* [DATASET EXCERPT]

◇ ◇ ◇

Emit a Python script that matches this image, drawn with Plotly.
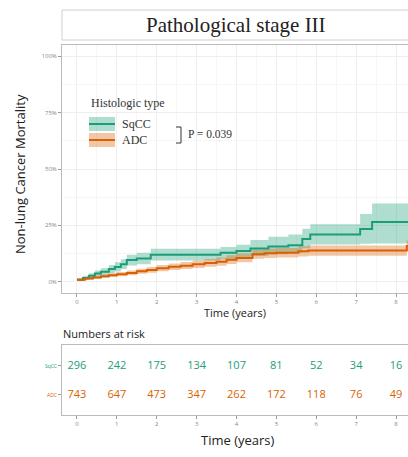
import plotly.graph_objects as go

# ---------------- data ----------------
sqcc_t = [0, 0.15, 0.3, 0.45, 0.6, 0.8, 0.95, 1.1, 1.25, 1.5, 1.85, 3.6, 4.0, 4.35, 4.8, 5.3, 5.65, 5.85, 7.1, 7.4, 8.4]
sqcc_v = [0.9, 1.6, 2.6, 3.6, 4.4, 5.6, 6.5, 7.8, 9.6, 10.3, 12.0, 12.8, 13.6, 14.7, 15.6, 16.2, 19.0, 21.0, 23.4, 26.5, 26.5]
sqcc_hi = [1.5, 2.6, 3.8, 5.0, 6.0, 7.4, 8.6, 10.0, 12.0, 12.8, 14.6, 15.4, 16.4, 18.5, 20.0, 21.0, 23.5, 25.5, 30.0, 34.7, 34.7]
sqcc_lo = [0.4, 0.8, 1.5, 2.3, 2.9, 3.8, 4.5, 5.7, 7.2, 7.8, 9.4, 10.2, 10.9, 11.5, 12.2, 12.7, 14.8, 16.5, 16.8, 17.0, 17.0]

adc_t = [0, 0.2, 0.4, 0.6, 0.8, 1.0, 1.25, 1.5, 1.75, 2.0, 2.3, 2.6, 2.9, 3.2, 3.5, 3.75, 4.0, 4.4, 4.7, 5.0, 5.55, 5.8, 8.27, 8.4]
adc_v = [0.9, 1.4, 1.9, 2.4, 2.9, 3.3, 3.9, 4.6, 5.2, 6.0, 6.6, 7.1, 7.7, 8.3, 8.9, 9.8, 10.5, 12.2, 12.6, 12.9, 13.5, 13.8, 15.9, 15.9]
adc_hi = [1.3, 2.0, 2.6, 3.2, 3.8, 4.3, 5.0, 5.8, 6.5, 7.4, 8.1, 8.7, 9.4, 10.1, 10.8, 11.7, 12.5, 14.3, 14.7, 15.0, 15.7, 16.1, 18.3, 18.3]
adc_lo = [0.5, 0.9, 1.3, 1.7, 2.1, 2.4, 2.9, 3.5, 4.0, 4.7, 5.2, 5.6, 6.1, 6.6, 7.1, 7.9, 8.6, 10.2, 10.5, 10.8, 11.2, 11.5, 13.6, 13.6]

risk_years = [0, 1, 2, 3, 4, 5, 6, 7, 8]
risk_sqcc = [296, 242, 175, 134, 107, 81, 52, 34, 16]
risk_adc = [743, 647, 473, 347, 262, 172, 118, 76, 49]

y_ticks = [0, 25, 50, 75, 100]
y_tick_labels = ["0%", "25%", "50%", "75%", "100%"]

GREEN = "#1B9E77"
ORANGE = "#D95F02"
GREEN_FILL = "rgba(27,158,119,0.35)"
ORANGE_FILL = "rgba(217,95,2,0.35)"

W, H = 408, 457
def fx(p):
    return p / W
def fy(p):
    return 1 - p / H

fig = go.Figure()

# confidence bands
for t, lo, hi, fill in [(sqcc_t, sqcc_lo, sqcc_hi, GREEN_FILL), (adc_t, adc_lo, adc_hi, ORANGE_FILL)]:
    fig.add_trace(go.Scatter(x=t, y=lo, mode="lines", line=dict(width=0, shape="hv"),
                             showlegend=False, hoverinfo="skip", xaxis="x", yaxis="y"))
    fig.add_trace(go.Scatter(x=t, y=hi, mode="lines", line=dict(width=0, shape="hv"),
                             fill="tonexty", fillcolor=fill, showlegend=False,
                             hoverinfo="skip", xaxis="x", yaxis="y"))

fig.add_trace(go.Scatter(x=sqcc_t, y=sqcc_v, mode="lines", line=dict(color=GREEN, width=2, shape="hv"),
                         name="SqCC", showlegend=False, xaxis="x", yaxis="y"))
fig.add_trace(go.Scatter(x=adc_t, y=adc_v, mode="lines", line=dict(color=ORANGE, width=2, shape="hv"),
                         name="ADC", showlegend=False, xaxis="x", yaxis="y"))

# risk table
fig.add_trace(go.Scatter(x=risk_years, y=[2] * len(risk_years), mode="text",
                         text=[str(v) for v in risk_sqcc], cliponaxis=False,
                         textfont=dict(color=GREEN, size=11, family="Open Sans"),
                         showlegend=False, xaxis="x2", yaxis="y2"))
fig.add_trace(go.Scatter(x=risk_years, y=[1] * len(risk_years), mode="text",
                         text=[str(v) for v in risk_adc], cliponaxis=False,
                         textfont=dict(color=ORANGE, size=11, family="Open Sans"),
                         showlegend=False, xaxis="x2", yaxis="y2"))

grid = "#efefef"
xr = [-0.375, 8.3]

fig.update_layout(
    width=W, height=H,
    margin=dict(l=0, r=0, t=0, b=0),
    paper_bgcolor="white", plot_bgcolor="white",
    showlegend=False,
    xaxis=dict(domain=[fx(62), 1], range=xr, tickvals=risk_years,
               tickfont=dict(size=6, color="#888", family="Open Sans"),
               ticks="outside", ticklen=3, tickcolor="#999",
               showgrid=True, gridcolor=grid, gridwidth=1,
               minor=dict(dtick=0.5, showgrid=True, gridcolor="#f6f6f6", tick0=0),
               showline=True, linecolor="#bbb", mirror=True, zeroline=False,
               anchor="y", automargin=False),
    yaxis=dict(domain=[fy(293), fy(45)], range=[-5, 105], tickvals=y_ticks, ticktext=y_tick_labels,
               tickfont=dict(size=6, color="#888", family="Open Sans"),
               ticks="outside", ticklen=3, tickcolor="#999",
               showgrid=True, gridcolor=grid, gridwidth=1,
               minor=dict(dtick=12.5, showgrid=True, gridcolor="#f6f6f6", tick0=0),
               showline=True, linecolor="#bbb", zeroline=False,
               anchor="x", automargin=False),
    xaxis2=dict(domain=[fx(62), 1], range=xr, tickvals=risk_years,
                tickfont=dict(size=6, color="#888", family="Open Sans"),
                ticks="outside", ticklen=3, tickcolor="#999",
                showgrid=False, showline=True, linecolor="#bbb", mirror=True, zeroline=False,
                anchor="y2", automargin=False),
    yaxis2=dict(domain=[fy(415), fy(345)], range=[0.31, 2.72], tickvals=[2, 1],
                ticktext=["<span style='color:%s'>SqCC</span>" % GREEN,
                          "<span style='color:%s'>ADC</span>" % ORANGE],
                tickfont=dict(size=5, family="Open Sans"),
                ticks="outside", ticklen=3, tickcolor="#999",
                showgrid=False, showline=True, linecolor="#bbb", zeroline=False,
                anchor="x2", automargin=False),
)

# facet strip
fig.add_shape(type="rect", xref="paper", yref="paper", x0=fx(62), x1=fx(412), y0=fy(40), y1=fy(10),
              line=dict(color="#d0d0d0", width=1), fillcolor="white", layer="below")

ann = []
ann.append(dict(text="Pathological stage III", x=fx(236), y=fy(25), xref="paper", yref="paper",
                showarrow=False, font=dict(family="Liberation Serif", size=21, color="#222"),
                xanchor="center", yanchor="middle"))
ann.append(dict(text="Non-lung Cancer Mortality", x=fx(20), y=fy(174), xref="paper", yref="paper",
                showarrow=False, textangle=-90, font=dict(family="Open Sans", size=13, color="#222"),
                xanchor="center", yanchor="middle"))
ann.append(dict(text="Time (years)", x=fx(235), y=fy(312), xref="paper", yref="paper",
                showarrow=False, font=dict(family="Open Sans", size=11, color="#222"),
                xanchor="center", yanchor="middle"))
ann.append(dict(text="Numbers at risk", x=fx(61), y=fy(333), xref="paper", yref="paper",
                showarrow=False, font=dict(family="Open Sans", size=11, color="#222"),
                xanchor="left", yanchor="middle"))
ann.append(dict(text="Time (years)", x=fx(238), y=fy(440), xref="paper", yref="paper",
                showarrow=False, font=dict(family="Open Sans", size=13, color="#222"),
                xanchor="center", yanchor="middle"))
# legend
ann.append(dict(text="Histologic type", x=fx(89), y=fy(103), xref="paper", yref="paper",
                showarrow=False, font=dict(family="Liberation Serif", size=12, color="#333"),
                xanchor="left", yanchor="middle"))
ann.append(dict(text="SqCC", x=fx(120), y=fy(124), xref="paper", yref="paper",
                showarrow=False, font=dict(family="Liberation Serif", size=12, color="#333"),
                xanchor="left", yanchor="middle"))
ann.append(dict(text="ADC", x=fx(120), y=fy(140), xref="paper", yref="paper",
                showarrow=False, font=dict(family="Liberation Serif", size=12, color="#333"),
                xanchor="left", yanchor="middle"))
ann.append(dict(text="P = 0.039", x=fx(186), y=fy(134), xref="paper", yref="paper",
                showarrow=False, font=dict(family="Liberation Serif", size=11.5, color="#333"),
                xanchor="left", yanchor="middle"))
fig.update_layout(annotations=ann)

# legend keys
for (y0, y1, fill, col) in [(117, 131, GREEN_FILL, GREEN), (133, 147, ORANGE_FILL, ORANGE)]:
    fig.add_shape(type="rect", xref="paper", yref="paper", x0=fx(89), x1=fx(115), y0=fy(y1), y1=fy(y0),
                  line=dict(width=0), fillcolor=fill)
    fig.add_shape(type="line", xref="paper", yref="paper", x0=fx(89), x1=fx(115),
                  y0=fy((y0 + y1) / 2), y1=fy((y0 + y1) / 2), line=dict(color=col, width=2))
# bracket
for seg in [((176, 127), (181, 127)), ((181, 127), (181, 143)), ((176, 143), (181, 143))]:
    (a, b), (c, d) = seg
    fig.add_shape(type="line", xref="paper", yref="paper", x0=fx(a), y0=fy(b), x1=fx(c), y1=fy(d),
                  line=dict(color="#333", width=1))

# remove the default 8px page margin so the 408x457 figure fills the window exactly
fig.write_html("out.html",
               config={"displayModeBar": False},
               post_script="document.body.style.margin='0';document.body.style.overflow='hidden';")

◇ ◇ ◇

* [REQUIRED WORK]
Skip the pictures, please, and transcribe only the lines from the beginning of the material through the one that contains "import plotly.graph_objects as go".

* [SOLUTION]
Emit a Python script that matches this image, drawn with Plotly.
import plotly.graph_objects as go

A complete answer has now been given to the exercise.